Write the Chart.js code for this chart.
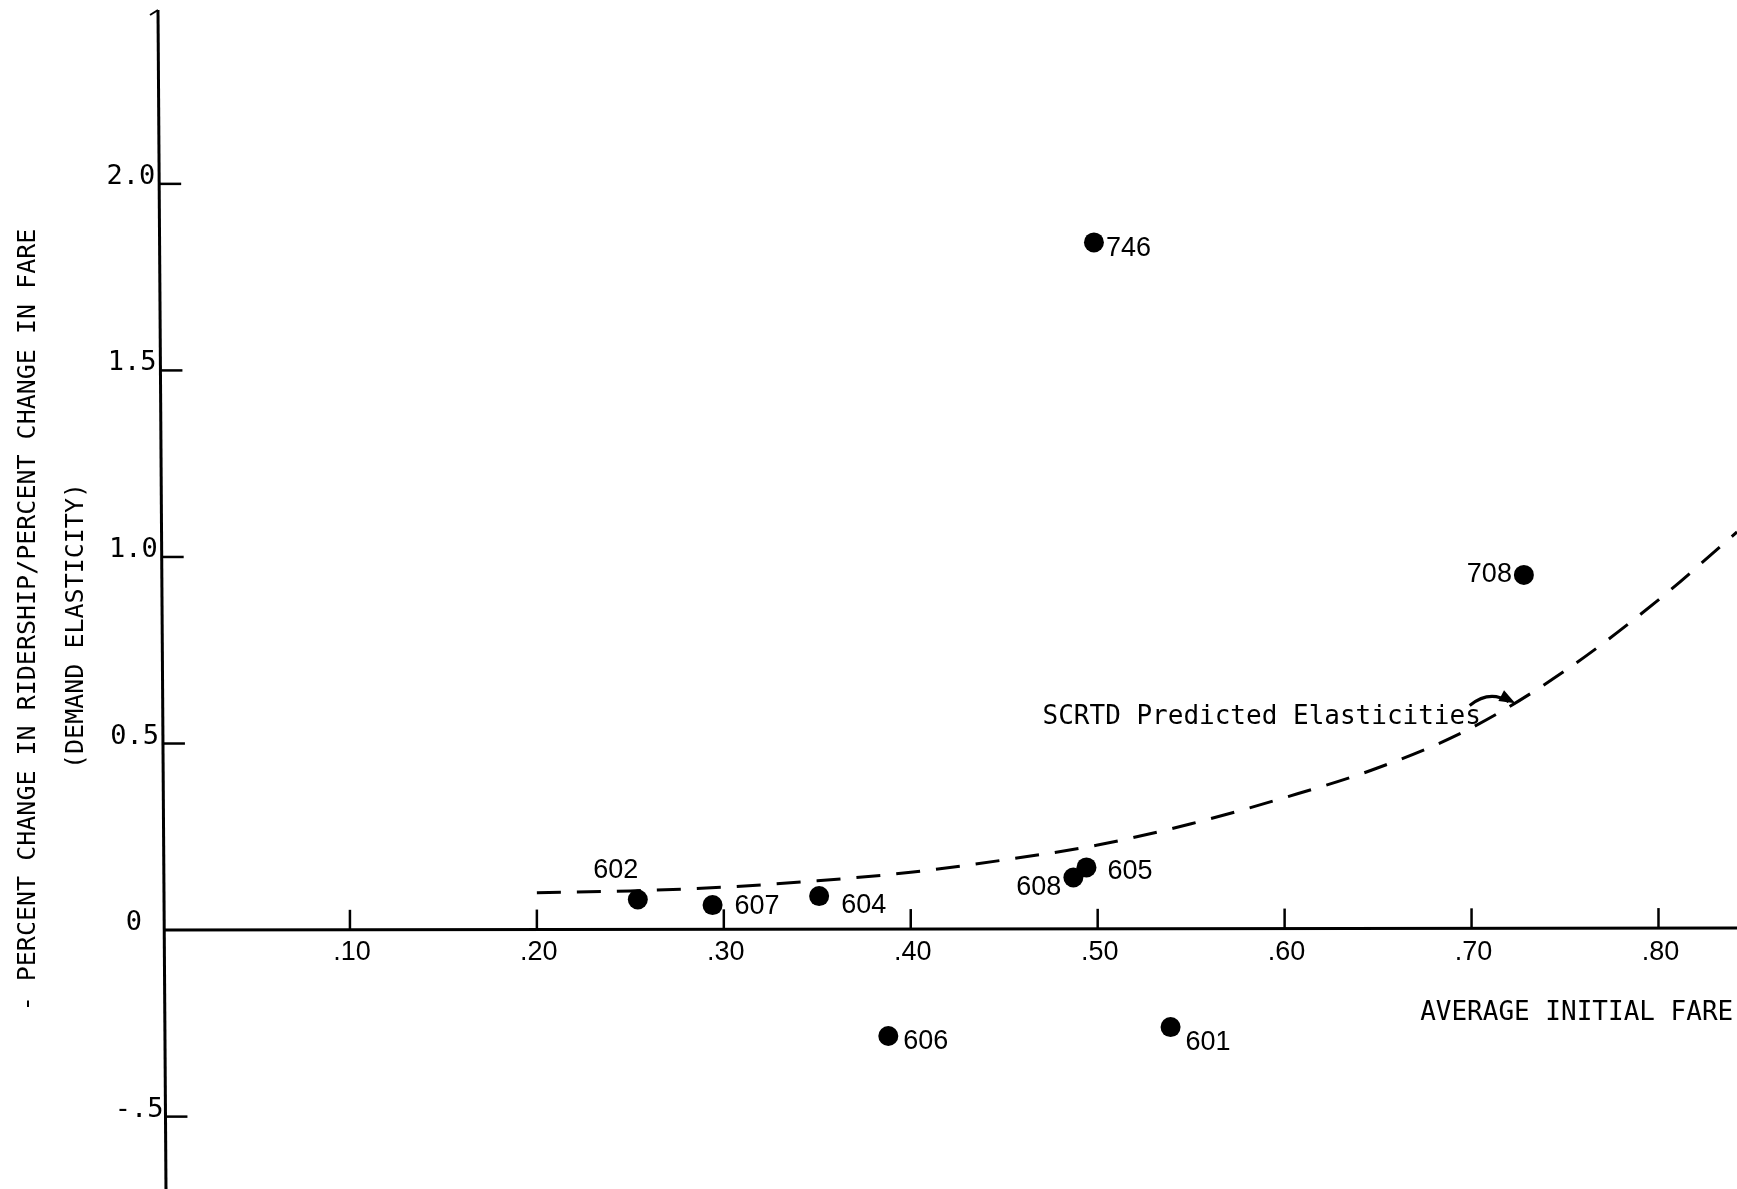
<!DOCTYPE html>
<html lang="en">
  <head>
    <meta charset="UTF-8" />
    <title>Demand Elasticity vs Average Initial Fare</title>
    <script src="https://cdn.jsdelivr.net/npm/chart.js"></script>
    <style>
      body {
        margin: 0;
        padding: 0;
        background: white;
      }
      #chart {
        display: block;
      }
    </style>
  </head>
  <body>
    <canvas id="chart" width="1737" height="1189"></canvas>

    <script>
      // observed routes
      const routeLabels = ["746", "708", "602", "607", "604", "606", "608", "605", "601"];
      const fares = [0.498, 0.728, 0.254, 0.294, 0.351, 0.388, 0.487, 0.494, 0.539];
      const elasticities = [1.843, 0.952, 0.082, 0.067, 0.091, -0.284, 0.141, 0.168, -0.26];

      // SCRTD predicted curve
      const curveFares = [0.2, 0.25, 0.3, 0.35, 0.4, 0.45, 0.5, 0.55, 0.6, 0.65, 0.7, 0.75, 0.8, 0.842];
      const curveElasticities = [0.1, 0.105, 0.115, 0.132, 0.155, 0.188, 0.228, 0.285, 0.355, 0.435, 0.542, 0.695, 0.885, 1.067];

      const xTicks = [0.1, 0.2, 0.3, 0.4, 0.5, 0.6, 0.7, 0.8];
      const xTickLabels = [".10", ".20", ".30", ".40", ".50", ".60", ".70", ".80"];
      const yTicks = [2.0, 1.5, 1.0, 0.5, 0, -0.5];
      const yTickLabels = ["2.0", "1.5", "1.0", "0.5", "0", "-.5"];

      const yTitle = "- PERCENT CHANGE IN RIDERSHIP/PERCENT CHANGE IN FARE";
      const yTitle2 = "(DEMAND ELASTICITY)";
      const xTitle = "AVERAGE INITIAL FARE";
      const curveNote = "SCRTD Predicted Elasticities";

      // where each route number sits next to its dot
      const labelPlace = {
        746: { dx: 12, dy: 6, align: "left" },
        708: { dx: -12, dy: 0, align: "right" },
        602: { dx: -22, dy: -29, align: "center" },
        607: { dx: 22, dy: 1, align: "left" },
        604: { dx: 22, dy: 9, align: "left" },
        606: { dx: 15, dy: 6, align: "left" },
        608: { dx: -12, dy: 10, align: "right" },
        605: { dx: 21, dy: 4, align: "left" },
        601: { dx: 15, dy: 15, align: "left" },
      };

      const monoFont = '"DejaVu Sans Mono", monospace';
      const sansFont = '"Liberation Sans", Arial, sans-serif';

      const axesPlugin = {
        id: "axes",
        beforeDatasetsDraw(chart) {
          const ctx = chart.ctx;
          const xs = chart.scales.x;
          const ys = chart.scales.y;
          const x0 = xs.getPixelForValue(0);
          const y0 = ys.getPixelForValue(0);
          const area = chart.chartArea;

          ctx.save();
          ctx.strokeStyle = "#000";
          ctx.fillStyle = "#000";

          // y axis
          ctx.lineWidth = 3;
          ctx.beginPath();
          ctx.moveTo(x0 - 5, area.top);
          ctx.lineTo(x0 + 3, chart.height);
          ctx.stroke();
          ctx.lineWidth = 2;
          ctx.beginPath();
          ctx.moveTo(x0 - 13, area.top + 5);
          ctx.lineTo(x0 - 5, area.top);
          ctx.stroke();

          // x axis (at zero)
          ctx.lineWidth = 3;
          ctx.beginPath();
          ctx.moveTo(x0, y0);
          ctx.lineTo(area.right, y0 - 2);
          ctx.stroke();

          // y ticks
          ctx.lineWidth = 2.5;
          ctx.font = "27px " + monoFont;
          ctx.textBaseline = "middle";
          ctx.textAlign = "right";
          yTicks.forEach((v, i) => {
            const py = ys.getPixelForValue(v);
            const ax = x0 - 5 + (py - area.top) * (8 / chart.height);
            if (v !== 0) {
              ctx.beginPath();
              ctx.moveTo(ax, py);
              ctx.lineTo(ax + 22, py);
              ctx.stroke();
            }
            const right = v === 0 ? x0 - 21 : v < 0 ? ax - 2 : ax - 4;
            ctx.fillText(yTickLabels[i], right, py - 7);
          });

          // x ticks
          ctx.font = "27px " + sansFont;
          ctx.textAlign = "center";
          xTicks.forEach((v, i) => {
            const px = xs.getPixelForValue(v);
            const py = y0 - v * 2.5;
            ctx.beginPath();
            ctx.moveTo(px, py);
            ctx.lineTo(px, py - 20);
            ctx.stroke();
            ctx.fillText(xTickLabels[i], px + 2, y0 + 22);
          });

          // axis titles
          ctx.font = "26px " + monoFont;
          ctx.textAlign = "left";
          ctx.textBaseline = "alphabetic";
          ctx.fillText(xTitle, xs.getPixelForValue(0.6725), ys.getPixelForValue(-0.241));

          ctx.font = "25px " + monoFont;
          ctx.textAlign = "center";
          ctx.textBaseline = "middle";
          ctx.save();
          ctx.translate(28, 620);
          ctx.rotate(-Math.PI / 2);
          ctx.fillText(yTitle, 0, 0);
          ctx.restore();
          ctx.save();
          ctx.translate(76, 626);
          ctx.rotate(-Math.PI / 2);
          ctx.fillText(yTitle2, 0, 0);
          ctx.restore();

          ctx.restore();
        },
        afterDatasetsDraw(chart) {
          const ctx = chart.ctx;
          const xs = chart.scales.x;
          const ys = chart.scales.y;
          ctx.save();
          ctx.fillStyle = "#000";
          ctx.strokeStyle = "#000";

          // route numbers
          ctx.font = "27px " + sansFont;
          ctx.textBaseline = "middle";
          routeLabels.forEach((lab, i) => {
            const p = labelPlace[lab];
            ctx.textAlign = p.align;
            ctx.fillText(
              lab,
              xs.getPixelForValue(fares[i]) + p.dx,
              ys.getPixelForValue(elasticities[i]) + p.dy
            );
          });

          // curve note with curved arrow
          ctx.font = "26px " + monoFont;
          ctx.textAlign = "left";
          ctx.textBaseline = "alphabetic";
          ctx.fillText(curveNote, xs.getPixelForValue(0.4705), ys.getPixelForValue(0.552));

          const sx = xs.getPixelForValue(0.699);
          const sy = ys.getPixelForValue(0.602);
          const ex = xs.getPixelForValue(0.722);
          const ey = ys.getPixelForValue(0.612);
          const cx = sx + 20;
          const cy = sy - 16;
          ctx.lineWidth = 3;
          ctx.beginPath();
          ctx.moveTo(sx, sy);
          ctx.quadraticCurveTo(cx, cy, ex - 4, ey);
          ctx.stroke();
          const ang = Math.atan2(ey - cy, ex - cx);
          ctx.beginPath();
          ctx.moveTo(ex + 3 * Math.cos(ang), ey + 3 * Math.sin(ang));
          ctx.lineTo(ex - 13 * Math.cos(ang) + 6 * Math.sin(ang), ey - 13 * Math.sin(ang) - 6 * Math.cos(ang));
          ctx.lineTo(ex - 13 * Math.cos(ang) - 6 * Math.sin(ang), ey - 13 * Math.sin(ang) + 6 * Math.cos(ang));
          ctx.closePath();
          ctx.fill();

          ctx.restore();
        },
      };

      const ctx = document.getElementById("chart").getContext("2d");

      const chart = new Chart(ctx, {
        type: "scatter",
        data: {
          datasets: [
            {
              label: "Routes",
              data: fares.map((f, i) => ({ x: f, y: elasticities[i] })),
              backgroundColor: "#000",
              borderWidth: 0,
              pointRadius: 10,
              showLine: false,
            },
            {
              label: "SCRTD Predicted",
              data: curveFares.map((f, i) => ({ x: f, y: curveElasticities[i] })),
              showLine: true,
              borderColor: "#000",
              borderWidth: 3,
              borderDash: [24, 16],
              pointRadius: 0,
              cubicInterpolationMode: "monotone",
              fill: false,
            },
          ],
        },
        options: {
          responsive: false,
          animation: false,
          layout: {
            autoPadding: false,
            padding: { left: 163, top: 10, right: 0, bottom: 0 },
          },
          scales: {
            x: { type: "linear", min: 0, max: 0.842, display: false },
            y: { type: "linear", min: -0.694, max: 2.466, display: false },
          },
          plugins: {
            legend: { display: false },
            tooltip: { enabled: false },
          },
        },
        plugins: [axesPlugin],
      });
    </script>
  </body>
</html>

*CHALLENGE:*
Give again, exactly, the lines from the start of the data through the one holding "0.695, 0.885, 1.067];"; omit the pictures.

*COMPLETED EXERCISE:*
Write the Chart.js code for this chart.
<!DOCTYPE html>
<html lang="en">
  <head>
    <meta charset="UTF-8" />
    <title>Demand Elasticity vs Average Initial Fare</title>
    <script src="https://cdn.jsdelivr.net/npm/chart.js"></script>
    <style>
      body {
        margin: 0;
        padding: 0;
        background: white;
      }
      #chart {
        display: block;
      }
    </style>
  </head>
  <body>
    <canvas id="chart" width="1737" height="1189"></canvas>

    <script>
      // observed routes
      const routeLabels = ["746", "708", "602", "607", "604", "606", "608", "605", "601"];
      const fares = [0.498, 0.728, 0.254, 0.294, 0.351, 0.388, 0.487, 0.494, 0.539];
      const elasticities = [1.843, 0.952, 0.082, 0.067, 0.091, -0.284, 0.141, 0.168, -0.26];

      // SCRTD predicted curve
      const curveFares = [0.2, 0.25, 0.3, 0.35, 0.4, 0.45, 0.5, 0.55, 0.6, 0.65, 0.7, 0.75, 0.8, 0.842];
      const curveElasticities = [0.1, 0.105, 0.115, 0.132, 0.155, 0.188, 0.228, 0.285, 0.355, 0.435, 0.542, 0.695, 0.885, 1.067];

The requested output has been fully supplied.